* WORK REQUIRED
Of the material below, the lines to be retyped are those from the line containing "Clone this chart in Plotly." through the line containing "import plotly.graph_objects as go", inclusive; reproduce them exactly.

* Dataset rows

## begin

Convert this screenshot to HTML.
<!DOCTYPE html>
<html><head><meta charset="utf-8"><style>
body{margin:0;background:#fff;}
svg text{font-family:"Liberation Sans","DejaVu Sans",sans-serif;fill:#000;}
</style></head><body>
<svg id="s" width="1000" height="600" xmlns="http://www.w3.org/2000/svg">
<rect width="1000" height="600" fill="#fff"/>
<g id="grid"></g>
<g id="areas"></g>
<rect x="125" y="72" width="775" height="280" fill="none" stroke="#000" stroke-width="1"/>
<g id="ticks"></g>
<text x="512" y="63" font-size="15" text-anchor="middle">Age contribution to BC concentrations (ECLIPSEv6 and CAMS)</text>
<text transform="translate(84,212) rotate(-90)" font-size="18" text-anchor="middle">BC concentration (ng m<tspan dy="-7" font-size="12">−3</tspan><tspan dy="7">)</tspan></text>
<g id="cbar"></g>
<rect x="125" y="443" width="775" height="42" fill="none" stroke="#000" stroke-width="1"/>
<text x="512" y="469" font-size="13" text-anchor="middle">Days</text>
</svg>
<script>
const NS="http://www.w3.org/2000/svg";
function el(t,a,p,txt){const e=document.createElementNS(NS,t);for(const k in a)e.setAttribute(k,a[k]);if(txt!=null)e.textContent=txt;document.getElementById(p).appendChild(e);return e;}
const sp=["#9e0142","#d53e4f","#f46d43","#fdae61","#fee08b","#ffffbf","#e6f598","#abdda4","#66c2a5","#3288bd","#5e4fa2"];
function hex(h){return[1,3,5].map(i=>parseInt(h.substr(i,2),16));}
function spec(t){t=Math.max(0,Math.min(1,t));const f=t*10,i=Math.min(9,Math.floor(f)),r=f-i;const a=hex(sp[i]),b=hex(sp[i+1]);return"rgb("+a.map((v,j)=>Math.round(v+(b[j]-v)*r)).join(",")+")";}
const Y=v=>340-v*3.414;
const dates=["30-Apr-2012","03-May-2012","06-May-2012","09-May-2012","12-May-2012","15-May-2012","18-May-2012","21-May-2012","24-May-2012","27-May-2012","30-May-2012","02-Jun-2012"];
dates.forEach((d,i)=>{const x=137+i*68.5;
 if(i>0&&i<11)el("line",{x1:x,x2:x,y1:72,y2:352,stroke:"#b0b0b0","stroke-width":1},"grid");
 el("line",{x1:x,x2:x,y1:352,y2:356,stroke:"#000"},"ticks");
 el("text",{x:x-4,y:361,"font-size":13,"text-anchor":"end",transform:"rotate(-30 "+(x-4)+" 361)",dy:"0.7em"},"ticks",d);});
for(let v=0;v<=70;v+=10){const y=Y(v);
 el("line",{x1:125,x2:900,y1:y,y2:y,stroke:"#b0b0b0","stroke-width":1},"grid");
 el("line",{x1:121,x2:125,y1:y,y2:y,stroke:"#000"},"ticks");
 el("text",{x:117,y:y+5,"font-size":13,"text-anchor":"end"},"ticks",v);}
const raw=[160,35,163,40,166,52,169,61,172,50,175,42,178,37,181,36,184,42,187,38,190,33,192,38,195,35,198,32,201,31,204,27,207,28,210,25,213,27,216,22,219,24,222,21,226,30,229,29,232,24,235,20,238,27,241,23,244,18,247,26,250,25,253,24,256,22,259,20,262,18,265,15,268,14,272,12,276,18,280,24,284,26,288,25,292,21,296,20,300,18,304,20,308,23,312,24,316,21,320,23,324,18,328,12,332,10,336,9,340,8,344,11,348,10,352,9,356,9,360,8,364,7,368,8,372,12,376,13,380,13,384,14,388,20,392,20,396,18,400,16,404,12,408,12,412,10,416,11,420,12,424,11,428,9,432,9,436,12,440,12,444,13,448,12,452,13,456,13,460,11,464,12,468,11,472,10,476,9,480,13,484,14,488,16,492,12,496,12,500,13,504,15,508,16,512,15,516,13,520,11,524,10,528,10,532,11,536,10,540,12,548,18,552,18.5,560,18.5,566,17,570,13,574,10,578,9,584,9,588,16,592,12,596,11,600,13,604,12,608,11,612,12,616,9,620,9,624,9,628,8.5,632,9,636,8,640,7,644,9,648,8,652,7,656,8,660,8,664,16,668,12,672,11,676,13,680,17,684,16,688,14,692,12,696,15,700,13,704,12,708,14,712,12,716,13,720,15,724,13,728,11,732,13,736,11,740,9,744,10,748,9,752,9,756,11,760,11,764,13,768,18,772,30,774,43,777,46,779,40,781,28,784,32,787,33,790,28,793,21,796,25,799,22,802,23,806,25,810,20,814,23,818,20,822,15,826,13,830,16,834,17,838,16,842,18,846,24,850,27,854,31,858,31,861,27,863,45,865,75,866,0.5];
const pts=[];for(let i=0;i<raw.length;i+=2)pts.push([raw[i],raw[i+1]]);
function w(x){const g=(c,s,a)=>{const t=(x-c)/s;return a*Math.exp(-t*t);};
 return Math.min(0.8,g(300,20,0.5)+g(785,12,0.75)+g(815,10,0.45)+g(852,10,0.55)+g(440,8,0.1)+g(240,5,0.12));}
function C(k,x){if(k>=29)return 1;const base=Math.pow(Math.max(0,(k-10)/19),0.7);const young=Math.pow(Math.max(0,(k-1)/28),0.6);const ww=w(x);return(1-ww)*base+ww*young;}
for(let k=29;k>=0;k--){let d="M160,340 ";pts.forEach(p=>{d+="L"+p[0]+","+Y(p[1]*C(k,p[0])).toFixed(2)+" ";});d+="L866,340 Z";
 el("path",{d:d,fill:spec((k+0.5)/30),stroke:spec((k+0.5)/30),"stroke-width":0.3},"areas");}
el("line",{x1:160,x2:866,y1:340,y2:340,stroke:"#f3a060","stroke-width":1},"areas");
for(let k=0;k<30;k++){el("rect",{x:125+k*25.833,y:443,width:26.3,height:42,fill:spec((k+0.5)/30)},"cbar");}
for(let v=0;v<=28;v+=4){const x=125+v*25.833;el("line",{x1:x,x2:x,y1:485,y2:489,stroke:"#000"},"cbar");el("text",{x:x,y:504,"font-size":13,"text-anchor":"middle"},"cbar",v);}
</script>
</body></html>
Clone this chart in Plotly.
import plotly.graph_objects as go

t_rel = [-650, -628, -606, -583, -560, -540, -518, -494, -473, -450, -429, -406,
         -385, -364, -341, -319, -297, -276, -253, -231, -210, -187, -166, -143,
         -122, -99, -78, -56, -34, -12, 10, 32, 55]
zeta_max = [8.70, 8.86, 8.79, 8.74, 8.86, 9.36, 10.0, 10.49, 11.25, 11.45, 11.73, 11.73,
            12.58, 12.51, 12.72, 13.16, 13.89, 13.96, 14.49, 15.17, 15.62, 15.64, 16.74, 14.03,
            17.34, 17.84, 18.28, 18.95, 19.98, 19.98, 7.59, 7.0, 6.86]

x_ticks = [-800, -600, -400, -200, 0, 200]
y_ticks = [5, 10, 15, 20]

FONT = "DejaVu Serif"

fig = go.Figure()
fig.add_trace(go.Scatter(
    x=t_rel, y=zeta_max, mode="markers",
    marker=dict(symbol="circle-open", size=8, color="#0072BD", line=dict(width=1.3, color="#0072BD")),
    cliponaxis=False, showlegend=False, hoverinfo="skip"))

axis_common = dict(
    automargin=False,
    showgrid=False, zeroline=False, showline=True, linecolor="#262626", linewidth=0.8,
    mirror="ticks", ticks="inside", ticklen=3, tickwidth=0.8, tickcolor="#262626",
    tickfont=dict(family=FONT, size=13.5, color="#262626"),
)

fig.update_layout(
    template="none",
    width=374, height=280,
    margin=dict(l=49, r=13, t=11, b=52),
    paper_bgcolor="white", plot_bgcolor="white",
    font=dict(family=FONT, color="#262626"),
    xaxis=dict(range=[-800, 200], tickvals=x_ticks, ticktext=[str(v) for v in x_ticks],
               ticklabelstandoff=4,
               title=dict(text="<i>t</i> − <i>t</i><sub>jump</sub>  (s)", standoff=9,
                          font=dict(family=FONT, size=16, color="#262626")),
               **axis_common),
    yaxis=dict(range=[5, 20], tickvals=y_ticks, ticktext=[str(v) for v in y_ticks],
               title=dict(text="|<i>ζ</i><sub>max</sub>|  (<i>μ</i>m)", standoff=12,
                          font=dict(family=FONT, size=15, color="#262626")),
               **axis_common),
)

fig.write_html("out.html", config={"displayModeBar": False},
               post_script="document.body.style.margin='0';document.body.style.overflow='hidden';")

## end

* RESULT OF THE TASK
Clone this chart in Plotly.
import plotly.graph_objects as go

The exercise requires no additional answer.